◆ **Task objective**
Examine the material below. Gather every line in which the string "this" appears.

◆ **Task data**

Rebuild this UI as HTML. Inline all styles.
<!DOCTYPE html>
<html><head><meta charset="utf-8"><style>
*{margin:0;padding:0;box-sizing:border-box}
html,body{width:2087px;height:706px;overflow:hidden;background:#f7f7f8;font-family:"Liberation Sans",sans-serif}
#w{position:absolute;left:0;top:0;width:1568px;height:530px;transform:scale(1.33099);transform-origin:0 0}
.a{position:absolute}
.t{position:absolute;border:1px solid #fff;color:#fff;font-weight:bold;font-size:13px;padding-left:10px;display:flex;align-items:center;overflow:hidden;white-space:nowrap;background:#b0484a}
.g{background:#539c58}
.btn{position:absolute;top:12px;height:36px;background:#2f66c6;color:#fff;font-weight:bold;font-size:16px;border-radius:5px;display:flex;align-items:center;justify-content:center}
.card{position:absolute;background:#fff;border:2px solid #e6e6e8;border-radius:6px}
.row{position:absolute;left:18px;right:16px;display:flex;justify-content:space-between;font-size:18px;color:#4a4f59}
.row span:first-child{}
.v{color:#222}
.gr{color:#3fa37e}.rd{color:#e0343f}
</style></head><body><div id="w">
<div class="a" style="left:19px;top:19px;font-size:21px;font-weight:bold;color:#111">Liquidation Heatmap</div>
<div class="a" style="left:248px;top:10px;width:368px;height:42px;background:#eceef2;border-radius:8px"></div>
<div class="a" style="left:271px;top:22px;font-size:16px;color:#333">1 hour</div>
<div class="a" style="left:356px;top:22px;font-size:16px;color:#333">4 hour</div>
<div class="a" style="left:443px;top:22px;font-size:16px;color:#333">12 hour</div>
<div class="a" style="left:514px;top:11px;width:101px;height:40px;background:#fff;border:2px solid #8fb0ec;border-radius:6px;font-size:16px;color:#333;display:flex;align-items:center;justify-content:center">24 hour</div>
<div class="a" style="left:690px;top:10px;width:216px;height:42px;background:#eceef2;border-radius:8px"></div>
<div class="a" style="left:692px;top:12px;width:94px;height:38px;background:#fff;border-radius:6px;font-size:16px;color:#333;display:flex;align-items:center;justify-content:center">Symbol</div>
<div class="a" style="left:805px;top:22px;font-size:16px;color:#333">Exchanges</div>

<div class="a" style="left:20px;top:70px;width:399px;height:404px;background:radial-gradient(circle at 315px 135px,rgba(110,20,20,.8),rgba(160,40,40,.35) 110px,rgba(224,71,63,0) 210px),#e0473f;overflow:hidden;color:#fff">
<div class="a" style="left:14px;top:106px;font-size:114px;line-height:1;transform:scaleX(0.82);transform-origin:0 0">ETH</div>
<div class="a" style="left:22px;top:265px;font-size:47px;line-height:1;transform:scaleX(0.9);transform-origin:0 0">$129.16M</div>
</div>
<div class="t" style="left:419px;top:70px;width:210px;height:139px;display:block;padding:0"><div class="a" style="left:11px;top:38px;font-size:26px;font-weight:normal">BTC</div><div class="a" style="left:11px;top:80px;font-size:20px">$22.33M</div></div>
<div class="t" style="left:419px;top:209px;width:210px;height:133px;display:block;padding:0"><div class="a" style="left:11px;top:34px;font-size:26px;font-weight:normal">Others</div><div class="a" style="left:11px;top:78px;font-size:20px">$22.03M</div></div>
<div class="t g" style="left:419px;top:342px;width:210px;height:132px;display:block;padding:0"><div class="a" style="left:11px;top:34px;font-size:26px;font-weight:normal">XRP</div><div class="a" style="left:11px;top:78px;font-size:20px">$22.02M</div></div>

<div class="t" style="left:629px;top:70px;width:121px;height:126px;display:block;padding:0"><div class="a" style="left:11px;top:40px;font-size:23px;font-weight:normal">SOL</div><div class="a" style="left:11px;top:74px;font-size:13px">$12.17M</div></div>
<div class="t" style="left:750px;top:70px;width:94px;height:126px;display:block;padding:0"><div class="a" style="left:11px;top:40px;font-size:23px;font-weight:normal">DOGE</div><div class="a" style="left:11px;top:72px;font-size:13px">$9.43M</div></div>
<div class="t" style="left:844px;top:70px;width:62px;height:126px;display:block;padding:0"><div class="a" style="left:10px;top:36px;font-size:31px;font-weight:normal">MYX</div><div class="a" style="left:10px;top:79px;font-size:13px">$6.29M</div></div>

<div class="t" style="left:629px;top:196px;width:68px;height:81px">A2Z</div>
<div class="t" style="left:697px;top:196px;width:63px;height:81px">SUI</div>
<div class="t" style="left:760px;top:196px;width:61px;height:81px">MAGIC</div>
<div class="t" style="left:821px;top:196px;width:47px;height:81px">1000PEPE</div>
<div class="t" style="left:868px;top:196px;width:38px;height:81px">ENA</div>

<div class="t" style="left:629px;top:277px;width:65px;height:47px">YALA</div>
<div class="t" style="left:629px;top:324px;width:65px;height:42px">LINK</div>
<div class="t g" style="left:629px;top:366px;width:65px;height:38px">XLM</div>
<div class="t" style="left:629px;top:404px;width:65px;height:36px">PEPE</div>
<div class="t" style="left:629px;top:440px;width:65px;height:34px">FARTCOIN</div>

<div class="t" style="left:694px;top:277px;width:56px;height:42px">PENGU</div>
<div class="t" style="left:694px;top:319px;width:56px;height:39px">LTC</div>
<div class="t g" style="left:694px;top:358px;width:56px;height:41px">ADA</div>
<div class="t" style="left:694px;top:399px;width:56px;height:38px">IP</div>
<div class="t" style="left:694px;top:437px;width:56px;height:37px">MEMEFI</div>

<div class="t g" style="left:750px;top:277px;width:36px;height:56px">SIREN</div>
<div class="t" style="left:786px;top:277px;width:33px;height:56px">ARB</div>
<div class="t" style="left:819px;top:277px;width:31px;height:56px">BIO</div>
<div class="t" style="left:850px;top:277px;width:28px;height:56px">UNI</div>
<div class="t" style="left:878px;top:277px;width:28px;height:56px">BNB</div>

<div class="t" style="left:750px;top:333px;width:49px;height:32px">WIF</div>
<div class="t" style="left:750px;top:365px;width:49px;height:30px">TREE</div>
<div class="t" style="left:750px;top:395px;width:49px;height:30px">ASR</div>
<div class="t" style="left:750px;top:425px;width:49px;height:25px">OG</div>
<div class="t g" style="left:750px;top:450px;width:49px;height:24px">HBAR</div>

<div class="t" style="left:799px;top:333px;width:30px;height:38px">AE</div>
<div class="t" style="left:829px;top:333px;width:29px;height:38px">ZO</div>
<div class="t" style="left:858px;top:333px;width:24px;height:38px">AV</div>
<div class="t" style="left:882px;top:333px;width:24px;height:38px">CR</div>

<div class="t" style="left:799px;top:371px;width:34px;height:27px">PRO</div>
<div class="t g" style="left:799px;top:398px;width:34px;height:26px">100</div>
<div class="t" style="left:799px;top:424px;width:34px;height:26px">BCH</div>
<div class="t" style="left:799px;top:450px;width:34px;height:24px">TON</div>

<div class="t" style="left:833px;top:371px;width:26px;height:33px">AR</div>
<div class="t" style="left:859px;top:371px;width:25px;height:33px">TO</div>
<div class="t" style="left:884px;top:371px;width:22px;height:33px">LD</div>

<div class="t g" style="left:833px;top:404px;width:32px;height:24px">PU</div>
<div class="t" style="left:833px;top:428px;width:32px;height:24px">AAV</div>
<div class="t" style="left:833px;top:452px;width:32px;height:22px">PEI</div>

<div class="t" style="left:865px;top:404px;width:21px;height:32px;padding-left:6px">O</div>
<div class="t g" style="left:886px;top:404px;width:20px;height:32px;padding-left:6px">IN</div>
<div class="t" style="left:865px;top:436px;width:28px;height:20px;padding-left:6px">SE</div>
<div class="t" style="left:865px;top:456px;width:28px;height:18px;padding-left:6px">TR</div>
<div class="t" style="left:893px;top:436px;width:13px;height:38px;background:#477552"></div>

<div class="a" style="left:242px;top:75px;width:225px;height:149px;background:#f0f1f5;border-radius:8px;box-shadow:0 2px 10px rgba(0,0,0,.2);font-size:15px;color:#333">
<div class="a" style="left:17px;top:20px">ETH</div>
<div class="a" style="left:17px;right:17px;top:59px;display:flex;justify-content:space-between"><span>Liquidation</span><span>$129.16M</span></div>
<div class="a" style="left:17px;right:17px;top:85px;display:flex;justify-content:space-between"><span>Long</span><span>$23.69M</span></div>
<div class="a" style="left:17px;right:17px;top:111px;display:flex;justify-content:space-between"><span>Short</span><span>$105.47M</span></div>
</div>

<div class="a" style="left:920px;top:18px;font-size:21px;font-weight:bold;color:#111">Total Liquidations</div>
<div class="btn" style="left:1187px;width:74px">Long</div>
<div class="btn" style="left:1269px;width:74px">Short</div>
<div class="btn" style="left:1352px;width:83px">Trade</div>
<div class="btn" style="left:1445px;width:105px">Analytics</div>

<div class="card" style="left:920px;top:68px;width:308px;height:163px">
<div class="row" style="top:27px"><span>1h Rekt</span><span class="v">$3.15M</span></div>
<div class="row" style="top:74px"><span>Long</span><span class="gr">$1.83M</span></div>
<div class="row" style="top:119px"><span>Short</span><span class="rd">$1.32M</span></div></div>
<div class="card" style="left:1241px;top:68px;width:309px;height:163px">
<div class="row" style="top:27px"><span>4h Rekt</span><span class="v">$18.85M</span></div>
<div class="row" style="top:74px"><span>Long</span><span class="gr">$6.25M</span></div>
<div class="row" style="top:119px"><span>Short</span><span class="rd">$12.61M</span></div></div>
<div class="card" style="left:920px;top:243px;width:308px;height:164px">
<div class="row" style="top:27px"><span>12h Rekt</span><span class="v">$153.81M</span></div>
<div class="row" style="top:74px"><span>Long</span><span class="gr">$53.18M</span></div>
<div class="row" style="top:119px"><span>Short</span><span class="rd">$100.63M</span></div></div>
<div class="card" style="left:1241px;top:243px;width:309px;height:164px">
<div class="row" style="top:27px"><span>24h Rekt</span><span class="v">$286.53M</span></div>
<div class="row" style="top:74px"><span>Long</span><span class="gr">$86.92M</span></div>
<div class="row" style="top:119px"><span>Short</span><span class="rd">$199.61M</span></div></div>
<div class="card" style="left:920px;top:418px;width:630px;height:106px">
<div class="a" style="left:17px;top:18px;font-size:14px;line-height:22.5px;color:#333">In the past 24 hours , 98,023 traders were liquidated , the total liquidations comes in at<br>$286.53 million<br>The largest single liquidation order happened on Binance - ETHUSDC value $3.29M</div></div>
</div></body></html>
...
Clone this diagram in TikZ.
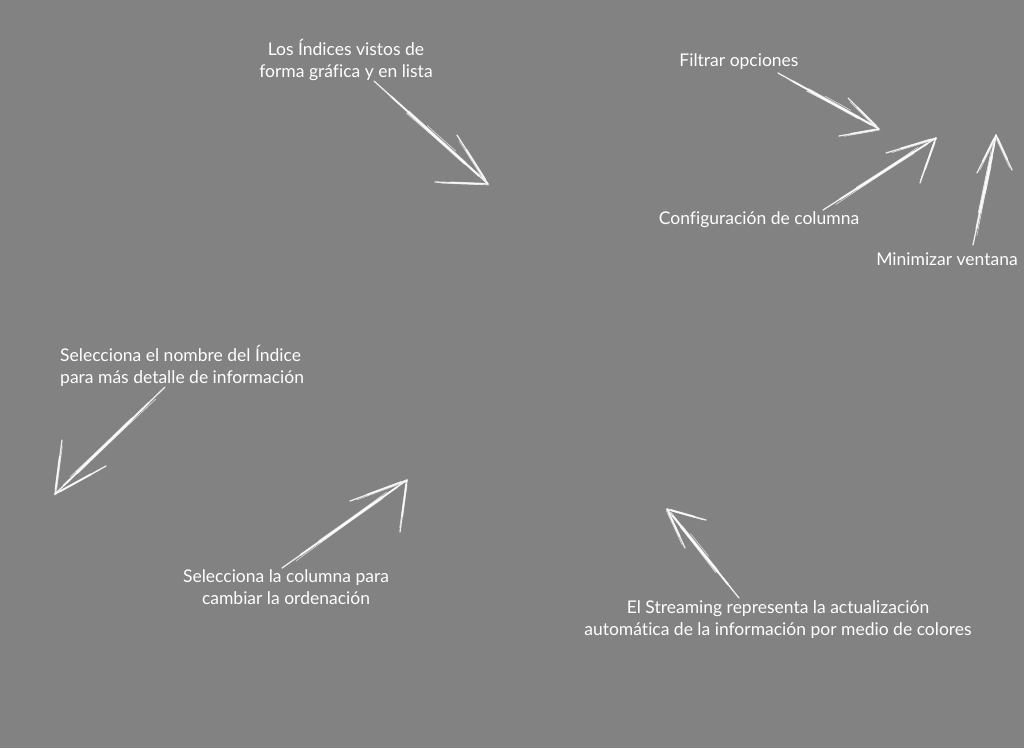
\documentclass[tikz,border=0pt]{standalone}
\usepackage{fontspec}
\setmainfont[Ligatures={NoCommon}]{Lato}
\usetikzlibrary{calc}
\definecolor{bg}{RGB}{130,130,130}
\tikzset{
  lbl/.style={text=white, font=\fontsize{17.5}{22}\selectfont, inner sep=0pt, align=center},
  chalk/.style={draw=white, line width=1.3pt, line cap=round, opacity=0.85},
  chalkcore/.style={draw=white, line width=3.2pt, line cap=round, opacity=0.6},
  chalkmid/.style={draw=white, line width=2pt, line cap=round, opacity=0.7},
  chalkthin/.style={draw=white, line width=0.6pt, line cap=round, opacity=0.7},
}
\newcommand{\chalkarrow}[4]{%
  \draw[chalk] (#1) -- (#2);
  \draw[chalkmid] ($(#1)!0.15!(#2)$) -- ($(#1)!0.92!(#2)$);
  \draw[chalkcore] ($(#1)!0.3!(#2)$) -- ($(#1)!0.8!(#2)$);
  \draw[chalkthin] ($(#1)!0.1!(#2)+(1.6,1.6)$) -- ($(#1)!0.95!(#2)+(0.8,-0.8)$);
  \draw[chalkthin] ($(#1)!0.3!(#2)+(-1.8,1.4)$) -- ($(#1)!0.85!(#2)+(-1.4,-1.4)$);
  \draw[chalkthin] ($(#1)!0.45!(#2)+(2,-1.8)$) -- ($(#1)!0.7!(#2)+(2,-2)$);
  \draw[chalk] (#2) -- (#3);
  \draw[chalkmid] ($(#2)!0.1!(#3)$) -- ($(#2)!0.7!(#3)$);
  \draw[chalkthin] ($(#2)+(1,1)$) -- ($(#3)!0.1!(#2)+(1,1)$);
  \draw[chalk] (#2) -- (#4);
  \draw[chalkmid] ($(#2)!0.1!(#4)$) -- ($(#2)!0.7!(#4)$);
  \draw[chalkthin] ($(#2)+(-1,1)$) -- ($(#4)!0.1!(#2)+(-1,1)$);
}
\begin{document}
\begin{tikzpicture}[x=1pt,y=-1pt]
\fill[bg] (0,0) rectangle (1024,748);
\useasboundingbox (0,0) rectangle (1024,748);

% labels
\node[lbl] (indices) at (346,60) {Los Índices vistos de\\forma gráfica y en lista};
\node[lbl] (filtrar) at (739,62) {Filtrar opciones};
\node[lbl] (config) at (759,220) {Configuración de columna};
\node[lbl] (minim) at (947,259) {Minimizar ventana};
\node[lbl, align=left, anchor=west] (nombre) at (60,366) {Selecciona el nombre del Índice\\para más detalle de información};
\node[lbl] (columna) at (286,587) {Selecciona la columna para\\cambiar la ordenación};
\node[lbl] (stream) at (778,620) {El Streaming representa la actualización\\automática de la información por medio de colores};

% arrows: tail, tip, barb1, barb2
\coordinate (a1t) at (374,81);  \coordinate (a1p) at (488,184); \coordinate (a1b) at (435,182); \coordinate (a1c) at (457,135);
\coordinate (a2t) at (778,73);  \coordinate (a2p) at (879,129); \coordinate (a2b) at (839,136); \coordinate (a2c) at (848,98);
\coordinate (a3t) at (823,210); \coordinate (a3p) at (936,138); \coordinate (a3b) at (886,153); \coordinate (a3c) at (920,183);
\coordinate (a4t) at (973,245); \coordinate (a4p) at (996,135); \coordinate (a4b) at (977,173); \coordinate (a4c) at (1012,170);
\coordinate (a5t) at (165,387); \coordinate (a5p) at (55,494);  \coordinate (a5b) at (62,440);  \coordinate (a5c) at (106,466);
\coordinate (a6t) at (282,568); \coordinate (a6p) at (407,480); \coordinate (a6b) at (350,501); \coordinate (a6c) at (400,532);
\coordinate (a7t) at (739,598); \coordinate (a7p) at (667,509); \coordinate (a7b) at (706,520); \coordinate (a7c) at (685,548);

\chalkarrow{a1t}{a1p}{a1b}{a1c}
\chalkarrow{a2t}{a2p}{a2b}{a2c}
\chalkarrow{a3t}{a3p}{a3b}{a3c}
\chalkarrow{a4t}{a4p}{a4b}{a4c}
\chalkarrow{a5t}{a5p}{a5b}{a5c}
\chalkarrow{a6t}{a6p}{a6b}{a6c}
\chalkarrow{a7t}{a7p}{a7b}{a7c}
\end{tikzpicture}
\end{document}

◆ **The solution**
Rebuild this UI as HTML. Inline all styles.
Clone this diagram in TikZ.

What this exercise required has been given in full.